3 Sides Method vs Base and Height Method

Both methods calculate triangle area, but they are best suited for different kinds of known information. If you know a base and the corresponding perpendicular height, the base-height method is simpler. If you only know the side lengths, Heron’s formula is the right tool. In many practical situations, obtaining the exact height is harder than measuring all three sides, which is why a 3-sides calculator is so valuable.

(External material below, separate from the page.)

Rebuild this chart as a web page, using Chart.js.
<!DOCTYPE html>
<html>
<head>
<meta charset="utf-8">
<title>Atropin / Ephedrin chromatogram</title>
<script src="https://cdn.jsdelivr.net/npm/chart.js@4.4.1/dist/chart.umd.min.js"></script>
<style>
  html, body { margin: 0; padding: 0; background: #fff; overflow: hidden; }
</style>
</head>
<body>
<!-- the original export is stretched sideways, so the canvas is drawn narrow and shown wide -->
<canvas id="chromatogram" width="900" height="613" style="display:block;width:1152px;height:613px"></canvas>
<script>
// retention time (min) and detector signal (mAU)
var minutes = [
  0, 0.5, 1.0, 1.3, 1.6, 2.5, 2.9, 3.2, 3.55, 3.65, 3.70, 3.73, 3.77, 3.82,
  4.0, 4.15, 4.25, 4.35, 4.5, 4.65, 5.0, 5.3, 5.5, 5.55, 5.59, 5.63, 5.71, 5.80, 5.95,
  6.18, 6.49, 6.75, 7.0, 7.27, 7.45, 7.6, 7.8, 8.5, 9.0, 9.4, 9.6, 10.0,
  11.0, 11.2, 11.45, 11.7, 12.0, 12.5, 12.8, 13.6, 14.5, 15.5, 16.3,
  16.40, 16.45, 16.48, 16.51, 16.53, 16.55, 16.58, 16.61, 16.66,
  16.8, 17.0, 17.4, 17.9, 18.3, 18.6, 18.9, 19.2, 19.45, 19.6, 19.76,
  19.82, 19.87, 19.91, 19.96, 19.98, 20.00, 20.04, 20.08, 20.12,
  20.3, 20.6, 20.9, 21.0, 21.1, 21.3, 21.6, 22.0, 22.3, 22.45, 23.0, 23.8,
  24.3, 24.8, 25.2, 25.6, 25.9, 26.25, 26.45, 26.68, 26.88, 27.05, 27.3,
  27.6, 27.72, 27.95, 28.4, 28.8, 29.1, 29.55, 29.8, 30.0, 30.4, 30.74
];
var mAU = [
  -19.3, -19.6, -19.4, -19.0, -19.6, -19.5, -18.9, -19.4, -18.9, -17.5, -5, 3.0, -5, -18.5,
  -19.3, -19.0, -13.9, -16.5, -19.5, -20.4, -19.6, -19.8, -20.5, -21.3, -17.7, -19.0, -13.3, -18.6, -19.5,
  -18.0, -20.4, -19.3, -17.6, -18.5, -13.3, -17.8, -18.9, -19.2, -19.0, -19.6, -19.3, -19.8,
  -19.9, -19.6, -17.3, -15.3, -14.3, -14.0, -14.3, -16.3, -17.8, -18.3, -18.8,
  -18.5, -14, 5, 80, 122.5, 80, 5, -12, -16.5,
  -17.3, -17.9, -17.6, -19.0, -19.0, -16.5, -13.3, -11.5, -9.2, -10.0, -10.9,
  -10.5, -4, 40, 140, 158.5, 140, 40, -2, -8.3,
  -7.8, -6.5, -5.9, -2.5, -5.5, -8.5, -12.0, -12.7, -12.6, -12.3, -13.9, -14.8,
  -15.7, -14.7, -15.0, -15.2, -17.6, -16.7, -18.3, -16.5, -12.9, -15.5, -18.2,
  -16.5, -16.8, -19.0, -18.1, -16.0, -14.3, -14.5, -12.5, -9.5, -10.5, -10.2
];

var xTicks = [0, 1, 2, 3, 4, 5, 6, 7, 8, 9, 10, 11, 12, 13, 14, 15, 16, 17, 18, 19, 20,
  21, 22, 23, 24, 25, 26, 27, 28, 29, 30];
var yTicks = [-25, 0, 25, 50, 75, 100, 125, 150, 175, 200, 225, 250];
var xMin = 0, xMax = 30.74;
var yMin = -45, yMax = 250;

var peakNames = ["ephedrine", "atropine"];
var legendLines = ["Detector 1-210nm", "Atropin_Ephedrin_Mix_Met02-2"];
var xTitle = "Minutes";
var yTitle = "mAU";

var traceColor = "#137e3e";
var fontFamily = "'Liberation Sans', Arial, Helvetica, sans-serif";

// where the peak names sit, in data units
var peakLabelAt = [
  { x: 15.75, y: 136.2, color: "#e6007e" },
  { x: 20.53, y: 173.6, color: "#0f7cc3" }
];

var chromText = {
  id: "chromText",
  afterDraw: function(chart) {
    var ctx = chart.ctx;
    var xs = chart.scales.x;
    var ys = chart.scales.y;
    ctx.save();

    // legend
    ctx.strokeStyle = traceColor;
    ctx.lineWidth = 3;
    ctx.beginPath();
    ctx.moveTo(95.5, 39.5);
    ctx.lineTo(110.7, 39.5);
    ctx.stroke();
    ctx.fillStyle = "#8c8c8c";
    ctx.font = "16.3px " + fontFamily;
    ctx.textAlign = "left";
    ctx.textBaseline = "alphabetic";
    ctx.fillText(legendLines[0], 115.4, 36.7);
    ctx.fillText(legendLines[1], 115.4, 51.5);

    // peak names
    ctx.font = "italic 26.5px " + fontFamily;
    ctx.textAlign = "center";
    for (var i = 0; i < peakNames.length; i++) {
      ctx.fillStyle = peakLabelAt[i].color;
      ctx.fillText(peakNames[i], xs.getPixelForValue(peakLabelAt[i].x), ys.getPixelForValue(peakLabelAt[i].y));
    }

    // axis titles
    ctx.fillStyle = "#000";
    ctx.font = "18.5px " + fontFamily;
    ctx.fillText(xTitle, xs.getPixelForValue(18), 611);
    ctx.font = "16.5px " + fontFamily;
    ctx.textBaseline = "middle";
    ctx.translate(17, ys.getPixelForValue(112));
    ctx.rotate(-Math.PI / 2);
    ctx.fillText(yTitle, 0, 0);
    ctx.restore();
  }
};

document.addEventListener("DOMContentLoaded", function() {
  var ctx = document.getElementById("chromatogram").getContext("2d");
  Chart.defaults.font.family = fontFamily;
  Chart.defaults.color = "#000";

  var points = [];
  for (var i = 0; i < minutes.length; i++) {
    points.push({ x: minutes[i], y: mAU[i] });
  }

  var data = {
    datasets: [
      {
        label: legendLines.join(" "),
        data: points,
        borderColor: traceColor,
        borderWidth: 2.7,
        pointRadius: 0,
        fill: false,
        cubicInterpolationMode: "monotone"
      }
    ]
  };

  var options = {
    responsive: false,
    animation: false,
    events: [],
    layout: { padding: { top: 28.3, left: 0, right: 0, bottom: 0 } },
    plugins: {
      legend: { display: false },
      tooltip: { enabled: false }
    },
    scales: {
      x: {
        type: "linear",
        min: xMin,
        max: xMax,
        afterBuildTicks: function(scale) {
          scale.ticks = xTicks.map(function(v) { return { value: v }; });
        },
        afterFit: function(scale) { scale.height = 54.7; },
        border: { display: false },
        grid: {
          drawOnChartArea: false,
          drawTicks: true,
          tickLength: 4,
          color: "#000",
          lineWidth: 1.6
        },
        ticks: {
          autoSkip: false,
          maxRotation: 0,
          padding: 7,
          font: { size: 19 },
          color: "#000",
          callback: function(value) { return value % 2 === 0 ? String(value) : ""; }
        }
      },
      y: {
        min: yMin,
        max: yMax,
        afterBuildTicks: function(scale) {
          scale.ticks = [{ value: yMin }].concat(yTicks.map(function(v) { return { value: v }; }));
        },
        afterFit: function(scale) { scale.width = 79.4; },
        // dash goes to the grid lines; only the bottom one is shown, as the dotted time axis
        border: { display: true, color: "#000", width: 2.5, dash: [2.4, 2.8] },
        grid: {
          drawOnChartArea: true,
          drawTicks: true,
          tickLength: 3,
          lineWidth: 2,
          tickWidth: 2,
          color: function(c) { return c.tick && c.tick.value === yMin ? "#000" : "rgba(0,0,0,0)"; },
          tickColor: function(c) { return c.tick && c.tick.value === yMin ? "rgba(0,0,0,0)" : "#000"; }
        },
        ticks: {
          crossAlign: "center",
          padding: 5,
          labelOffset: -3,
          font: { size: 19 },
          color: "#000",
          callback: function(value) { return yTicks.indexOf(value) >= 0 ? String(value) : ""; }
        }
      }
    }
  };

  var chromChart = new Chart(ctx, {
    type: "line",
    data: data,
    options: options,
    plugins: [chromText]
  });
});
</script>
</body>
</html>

Method Required Inputs Best Use Case Main Advantage
Base and height Base and perpendicular height Simple classroom or directly measured altitudes Fastest formula when height is known
Heron’s formula All three side lengths Side-side-side problems and field measurements No altitude measurement needed

Final Takeaway

An area of triangle calculator 3 sides is one of the most practical geometry tools available because it transforms simple side-length measurements into a complete area solution. By validating the triangle first, then applying Heron’s formula, it delivers dependable results for students, builders, engineers, and anyone working with triangular shapes. If you know the three sides, you already have everything you need to determine the area accurately. Use the calculator above to save time, reduce arithmetic errors, and visualize the relationship between side lengths and area with an interactive chart.